- Exercise task
Below this line are records; write out exactly the lines from the one containing "Recreate this image" through the one containing "var colors = ['#d0d1d3', '#8b8c8f']", with the pictures left out.

-- Start of Supplied entries --

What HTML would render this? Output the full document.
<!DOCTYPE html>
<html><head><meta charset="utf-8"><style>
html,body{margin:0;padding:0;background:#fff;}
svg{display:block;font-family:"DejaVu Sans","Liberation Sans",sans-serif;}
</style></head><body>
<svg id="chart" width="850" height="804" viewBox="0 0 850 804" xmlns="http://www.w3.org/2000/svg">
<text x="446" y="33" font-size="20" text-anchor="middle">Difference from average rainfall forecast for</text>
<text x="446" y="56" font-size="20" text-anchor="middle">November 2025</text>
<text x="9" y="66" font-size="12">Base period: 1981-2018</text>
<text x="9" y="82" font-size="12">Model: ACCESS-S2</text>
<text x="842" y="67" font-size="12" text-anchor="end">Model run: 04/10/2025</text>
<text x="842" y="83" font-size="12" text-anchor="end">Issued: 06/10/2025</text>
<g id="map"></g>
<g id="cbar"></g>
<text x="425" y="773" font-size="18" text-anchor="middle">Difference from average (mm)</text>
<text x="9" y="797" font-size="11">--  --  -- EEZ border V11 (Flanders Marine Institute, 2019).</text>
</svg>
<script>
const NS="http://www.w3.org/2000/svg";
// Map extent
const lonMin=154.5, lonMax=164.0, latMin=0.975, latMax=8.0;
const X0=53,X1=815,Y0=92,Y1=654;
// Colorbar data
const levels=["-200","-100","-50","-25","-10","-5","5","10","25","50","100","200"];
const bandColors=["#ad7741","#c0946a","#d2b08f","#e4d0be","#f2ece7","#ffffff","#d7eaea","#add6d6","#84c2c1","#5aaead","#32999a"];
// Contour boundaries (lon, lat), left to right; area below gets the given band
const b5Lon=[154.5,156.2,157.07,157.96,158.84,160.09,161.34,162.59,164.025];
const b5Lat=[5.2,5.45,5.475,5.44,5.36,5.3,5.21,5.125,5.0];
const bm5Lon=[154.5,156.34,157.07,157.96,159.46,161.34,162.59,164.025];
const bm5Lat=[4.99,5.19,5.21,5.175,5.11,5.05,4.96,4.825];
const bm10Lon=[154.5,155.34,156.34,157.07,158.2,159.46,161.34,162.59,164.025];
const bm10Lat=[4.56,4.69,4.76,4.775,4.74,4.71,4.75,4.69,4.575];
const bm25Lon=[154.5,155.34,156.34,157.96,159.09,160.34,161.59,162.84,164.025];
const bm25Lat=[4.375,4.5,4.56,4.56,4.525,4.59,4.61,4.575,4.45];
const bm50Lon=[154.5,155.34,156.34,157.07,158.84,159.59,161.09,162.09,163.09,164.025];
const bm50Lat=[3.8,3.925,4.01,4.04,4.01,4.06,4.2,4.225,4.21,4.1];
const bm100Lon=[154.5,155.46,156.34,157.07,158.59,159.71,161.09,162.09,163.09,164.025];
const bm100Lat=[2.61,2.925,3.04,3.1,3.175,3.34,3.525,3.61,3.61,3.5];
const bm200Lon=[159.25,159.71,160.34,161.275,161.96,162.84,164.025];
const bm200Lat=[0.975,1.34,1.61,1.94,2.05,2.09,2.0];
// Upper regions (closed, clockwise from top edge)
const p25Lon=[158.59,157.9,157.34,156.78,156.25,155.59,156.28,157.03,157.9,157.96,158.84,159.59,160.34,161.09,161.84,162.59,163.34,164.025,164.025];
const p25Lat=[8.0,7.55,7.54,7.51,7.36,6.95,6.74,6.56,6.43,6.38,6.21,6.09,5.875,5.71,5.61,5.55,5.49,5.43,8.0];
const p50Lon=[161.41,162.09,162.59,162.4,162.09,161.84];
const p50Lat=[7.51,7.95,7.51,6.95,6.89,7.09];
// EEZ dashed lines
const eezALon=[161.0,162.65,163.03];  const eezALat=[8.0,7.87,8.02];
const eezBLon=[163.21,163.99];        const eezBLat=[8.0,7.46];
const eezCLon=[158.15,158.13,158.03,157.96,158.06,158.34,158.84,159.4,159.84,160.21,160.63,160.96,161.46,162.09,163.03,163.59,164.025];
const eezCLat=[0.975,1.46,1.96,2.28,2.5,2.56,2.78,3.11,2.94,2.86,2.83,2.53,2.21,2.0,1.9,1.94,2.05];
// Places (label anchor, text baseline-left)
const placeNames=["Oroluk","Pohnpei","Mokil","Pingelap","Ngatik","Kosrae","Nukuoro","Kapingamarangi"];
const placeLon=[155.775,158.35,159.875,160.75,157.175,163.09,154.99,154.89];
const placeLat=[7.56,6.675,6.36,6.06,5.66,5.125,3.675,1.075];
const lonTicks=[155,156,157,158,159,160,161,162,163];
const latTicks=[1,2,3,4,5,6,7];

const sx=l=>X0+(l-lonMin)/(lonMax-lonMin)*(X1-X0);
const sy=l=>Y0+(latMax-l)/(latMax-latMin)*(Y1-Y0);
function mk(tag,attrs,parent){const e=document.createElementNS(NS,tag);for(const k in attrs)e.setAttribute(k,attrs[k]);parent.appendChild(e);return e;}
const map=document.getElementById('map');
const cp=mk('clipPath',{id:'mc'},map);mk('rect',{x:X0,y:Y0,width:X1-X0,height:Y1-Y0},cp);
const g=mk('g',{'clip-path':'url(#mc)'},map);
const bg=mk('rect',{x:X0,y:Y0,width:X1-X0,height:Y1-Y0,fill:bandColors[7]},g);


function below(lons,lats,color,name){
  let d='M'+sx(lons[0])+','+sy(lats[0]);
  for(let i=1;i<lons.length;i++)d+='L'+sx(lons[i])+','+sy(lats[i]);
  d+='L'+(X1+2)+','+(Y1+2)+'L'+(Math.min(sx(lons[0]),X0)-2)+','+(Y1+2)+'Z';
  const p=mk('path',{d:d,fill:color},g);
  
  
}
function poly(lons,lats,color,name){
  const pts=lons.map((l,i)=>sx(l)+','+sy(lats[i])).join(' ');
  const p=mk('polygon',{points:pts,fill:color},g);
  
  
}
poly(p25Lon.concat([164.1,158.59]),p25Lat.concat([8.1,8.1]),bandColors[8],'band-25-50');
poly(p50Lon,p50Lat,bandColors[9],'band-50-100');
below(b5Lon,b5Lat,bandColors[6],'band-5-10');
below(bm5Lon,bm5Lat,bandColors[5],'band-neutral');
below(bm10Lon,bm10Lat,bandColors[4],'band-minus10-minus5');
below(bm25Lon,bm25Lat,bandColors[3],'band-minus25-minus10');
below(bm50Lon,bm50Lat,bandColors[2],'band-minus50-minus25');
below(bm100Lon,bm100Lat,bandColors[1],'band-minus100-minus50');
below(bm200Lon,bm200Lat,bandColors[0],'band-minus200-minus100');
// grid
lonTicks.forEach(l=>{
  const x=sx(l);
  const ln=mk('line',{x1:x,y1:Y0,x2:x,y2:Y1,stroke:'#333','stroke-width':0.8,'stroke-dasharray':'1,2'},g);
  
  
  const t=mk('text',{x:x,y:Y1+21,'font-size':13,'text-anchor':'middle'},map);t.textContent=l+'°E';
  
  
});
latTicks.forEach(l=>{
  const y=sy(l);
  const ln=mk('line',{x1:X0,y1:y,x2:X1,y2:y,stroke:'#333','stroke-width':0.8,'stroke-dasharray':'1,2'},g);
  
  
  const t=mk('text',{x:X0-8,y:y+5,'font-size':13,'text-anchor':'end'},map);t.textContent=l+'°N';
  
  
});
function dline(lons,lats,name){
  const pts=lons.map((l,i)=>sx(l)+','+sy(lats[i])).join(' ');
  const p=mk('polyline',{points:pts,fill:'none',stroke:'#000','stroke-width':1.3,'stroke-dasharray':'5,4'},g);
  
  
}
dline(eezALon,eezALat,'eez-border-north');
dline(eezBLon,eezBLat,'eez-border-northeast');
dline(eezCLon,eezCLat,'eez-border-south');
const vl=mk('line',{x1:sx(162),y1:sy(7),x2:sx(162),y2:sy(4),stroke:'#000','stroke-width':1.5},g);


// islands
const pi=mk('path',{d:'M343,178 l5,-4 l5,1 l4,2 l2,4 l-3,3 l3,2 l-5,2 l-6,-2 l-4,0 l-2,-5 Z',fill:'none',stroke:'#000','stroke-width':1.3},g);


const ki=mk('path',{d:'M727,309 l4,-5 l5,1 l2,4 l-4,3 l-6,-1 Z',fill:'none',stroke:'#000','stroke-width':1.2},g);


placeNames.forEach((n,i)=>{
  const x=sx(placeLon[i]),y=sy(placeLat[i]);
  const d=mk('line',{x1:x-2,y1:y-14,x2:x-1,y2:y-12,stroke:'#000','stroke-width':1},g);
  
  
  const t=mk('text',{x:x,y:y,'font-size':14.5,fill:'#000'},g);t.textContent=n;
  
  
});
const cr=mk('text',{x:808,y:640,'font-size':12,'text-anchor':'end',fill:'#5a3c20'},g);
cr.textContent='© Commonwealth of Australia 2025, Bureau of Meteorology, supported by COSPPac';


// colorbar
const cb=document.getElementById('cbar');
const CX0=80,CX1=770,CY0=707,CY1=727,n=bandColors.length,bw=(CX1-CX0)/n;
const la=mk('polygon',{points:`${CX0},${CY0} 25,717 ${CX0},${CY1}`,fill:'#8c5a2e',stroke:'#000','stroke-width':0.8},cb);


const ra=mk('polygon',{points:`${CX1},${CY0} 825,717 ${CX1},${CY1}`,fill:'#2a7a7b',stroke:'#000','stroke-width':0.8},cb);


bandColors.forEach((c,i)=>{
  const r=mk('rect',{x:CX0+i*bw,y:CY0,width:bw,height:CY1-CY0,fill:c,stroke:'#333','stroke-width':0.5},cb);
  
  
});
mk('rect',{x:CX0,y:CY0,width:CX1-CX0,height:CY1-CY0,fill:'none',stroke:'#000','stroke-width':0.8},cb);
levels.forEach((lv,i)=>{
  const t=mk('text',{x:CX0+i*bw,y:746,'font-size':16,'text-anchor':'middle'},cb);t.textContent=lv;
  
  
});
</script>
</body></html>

-- End of Supplied entries --
-- Start of Supplied entries --

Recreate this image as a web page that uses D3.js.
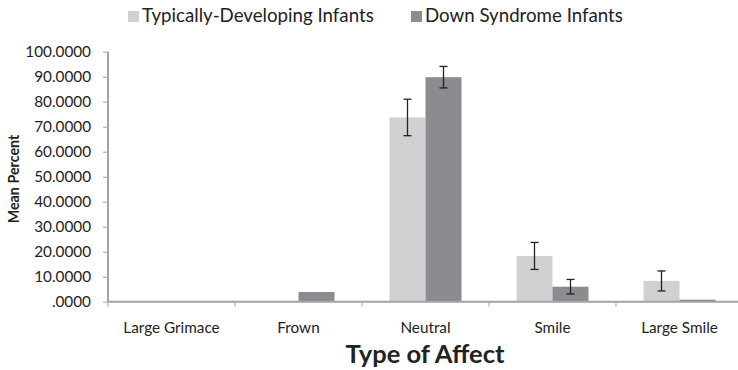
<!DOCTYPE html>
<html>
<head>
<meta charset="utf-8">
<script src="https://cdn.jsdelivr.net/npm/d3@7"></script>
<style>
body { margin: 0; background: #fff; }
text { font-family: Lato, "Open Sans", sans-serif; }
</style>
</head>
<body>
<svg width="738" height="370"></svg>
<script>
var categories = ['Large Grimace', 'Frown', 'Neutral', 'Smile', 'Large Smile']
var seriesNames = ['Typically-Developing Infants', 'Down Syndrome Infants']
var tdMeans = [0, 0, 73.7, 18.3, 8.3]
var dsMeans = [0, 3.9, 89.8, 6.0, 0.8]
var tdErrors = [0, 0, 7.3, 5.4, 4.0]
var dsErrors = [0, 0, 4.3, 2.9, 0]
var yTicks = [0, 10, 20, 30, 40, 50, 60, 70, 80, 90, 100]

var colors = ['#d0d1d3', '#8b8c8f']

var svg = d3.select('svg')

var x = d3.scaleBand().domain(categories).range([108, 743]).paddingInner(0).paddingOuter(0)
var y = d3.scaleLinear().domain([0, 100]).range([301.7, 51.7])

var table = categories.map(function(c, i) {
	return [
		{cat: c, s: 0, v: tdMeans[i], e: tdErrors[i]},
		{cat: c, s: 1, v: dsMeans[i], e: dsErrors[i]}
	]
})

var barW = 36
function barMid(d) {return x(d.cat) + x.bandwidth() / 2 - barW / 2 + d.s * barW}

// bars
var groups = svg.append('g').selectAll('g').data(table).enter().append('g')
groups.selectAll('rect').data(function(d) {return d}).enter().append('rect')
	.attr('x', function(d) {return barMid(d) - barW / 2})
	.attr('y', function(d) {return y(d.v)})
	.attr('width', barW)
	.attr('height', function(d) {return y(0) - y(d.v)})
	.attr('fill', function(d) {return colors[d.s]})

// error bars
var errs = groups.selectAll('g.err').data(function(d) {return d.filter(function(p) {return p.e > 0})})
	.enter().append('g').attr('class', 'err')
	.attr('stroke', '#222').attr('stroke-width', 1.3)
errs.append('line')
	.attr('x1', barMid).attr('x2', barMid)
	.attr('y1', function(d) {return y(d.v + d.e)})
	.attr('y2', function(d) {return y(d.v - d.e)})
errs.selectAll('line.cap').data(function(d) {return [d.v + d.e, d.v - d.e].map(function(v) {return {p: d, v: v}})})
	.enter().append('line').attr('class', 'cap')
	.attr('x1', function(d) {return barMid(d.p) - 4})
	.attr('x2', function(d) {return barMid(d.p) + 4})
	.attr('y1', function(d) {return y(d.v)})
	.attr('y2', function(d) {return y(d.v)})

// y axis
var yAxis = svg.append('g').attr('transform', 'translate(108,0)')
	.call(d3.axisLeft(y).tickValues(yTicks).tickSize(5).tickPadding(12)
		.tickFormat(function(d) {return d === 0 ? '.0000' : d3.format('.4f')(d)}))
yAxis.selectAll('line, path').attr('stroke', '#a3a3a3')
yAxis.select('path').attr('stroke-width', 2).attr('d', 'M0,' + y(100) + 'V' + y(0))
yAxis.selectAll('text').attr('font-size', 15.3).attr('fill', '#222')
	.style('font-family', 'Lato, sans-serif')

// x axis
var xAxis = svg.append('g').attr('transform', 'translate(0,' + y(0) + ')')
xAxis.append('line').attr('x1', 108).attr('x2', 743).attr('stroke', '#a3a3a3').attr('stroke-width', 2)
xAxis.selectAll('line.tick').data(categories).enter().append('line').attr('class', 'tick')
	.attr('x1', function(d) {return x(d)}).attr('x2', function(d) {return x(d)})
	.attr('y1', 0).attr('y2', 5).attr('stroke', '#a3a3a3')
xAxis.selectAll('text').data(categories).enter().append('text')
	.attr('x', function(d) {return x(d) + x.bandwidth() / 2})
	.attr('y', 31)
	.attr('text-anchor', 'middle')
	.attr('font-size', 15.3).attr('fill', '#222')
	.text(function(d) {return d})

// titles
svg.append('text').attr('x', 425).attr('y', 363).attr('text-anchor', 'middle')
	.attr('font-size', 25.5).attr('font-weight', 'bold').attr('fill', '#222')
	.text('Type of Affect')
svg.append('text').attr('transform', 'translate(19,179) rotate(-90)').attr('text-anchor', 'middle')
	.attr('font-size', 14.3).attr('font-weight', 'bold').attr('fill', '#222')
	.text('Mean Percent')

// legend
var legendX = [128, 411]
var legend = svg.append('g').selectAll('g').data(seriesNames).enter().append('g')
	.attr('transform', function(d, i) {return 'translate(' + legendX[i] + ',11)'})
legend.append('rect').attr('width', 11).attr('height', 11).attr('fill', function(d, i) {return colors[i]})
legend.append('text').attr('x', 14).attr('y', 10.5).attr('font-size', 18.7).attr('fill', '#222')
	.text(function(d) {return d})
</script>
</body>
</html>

-- End of Supplied entries --

- Solution to this task
Recreate this image as a web page that uses D3.js.
<!DOCTYPE html>
<html>
<head>
<meta charset="utf-8">
<script src="https://cdn.jsdelivr.net/npm/d3@7"></script>
<style>
body { margin: 0; background: #fff; }
text { font-family: Lato, "Open Sans", sans-serif; }
</style>
</head>
<body>
<svg width="738" height="370"></svg>
<script>
var categories = ['Large Grimace', 'Frown', 'Neutral', 'Smile', 'Large Smile']
var seriesNames = ['Typically-Developing Infants', 'Down Syndrome Infants']
var tdMeans = [0, 0, 73.7, 18.3, 8.3]
var dsMeans = [0, 3.9, 89.8, 6.0, 0.8]
var tdErrors = [0, 0, 7.3, 5.4, 4.0]
var dsErrors = [0, 0, 4.3, 2.9, 0]
var yTicks = [0, 10, 20, 30, 40, 50, 60, 70, 80, 90, 100]

var colors = ['#d0d1d3', '#8b8c8f']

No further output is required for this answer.